The Alaska's Legislature's spiffy new office building is nearly ready for the Legislative session with the Juneau and the Alaska public among its big beneficiaries.
The Thomas B. Stewart Legislative Office building, which has been under renovation at a cost of $5.5 million, is already being occupied.
Some trim in the skybridge and terrazzo tile in the stairwell are yet to be completed, said Pam Varni, executive director of the Legislative Affairs Agency, which operates the complex.
Juneau Mayor Bruce Botelho, who helped get the project started, said it is important for the Juneau to have a strong legislative presence as part of its role as a capital city.
"State government is a core part of who we are and how we identify ourselves as a city," he said.
The new building is the third in the Capitol complex along with the Capitol itself and the Terry Miller Legislative Office Building.
Juneau provided a boost to the project by buying the former Scottish Rite Temple from the Masons for $725,000, and selling it to the Legislature for $1.
Botelho said the Masons knew how valuable the property could be to Juneau.
"The lodge was well aware of the potential value in terms of legislative use, and were civic-minded in wanting to come to the city to sell it," Botelho said.
Varni said the new building will make it easier for legislative staff to operate, as well as for the public.
Offices in the building will include the clerk of the House of Representatives, the House and Senate records offices, House and Senate conference rooms, the Beltz committee room, the Senate Majority press office, the Budget and Audit office, Discovery Preschool and a public lounge.
The Stewart building will add 14,000 square feet of office space to the Capitol complex, which makes up about 12 percent of the total space.
For the public, the most notable addition may be a lounge. Legislative staffers say an area in which groups of constituents can gather and plan their office visits has long been needed.

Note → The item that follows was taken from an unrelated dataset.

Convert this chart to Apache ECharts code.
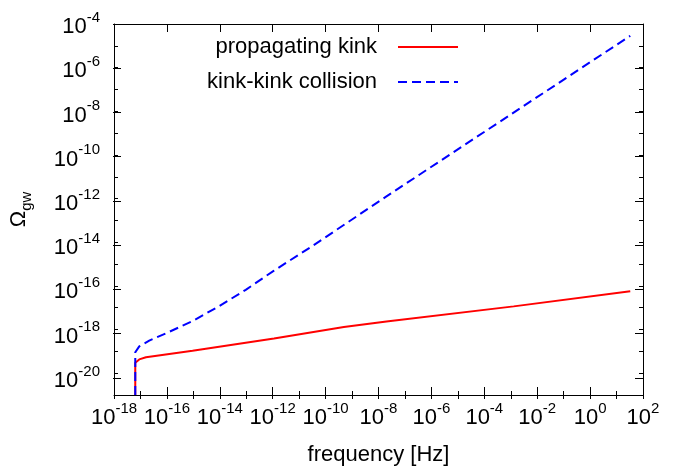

Varni said the lounge not only has comfortable couches, but a big-screen TV tuned to Gavel-to-Gavel and wireless Internet.
"There has always been a demand for this, so we knew it was really needed," Varni said.
The lounge has coffee, and a soft drink vending machine.
Works from top Alaskan artists hang on the walls, and Juneau residents will likely note that one of those artists already has a legislative connection. Juneau's Rie Muoz's daughter-in-law, Cathy Muoz, represents the Mendenhall Valley in the House of Representatives.
Another public lounge will remain as well; a much smaller one in the foyer by the back door on the second floor.
From outside the annex, the building's most notable feature is a skybridge connecting it to the Capitol. The bridge cost as much as $250,000 to construct, but Varni said it is crucial in tying the new space with the existing building.
The skybridge enters the Capitol on the second floor, where Rep. John Coghill, R-North Pole, had his office before becoming a senator.
The skybridge also will be on the four-story Stewart building's second floor, after the floors are renumbered to line up with the Capitol building's.
The building itself is named after Thomas B. Stewart, a legendary Alaskan who both helped build the state and develop Juneau. Shepherding a bill naming the building for Stewart was one of the last official acts of former Sen. Kim Elton, D-Juneau, before heading for an Obama administration position in Washington, D.C.
A formal dedication will take place later in the session, when members of Judge Stewart's family are able to attend and a new plaque has been prepared, Varni said.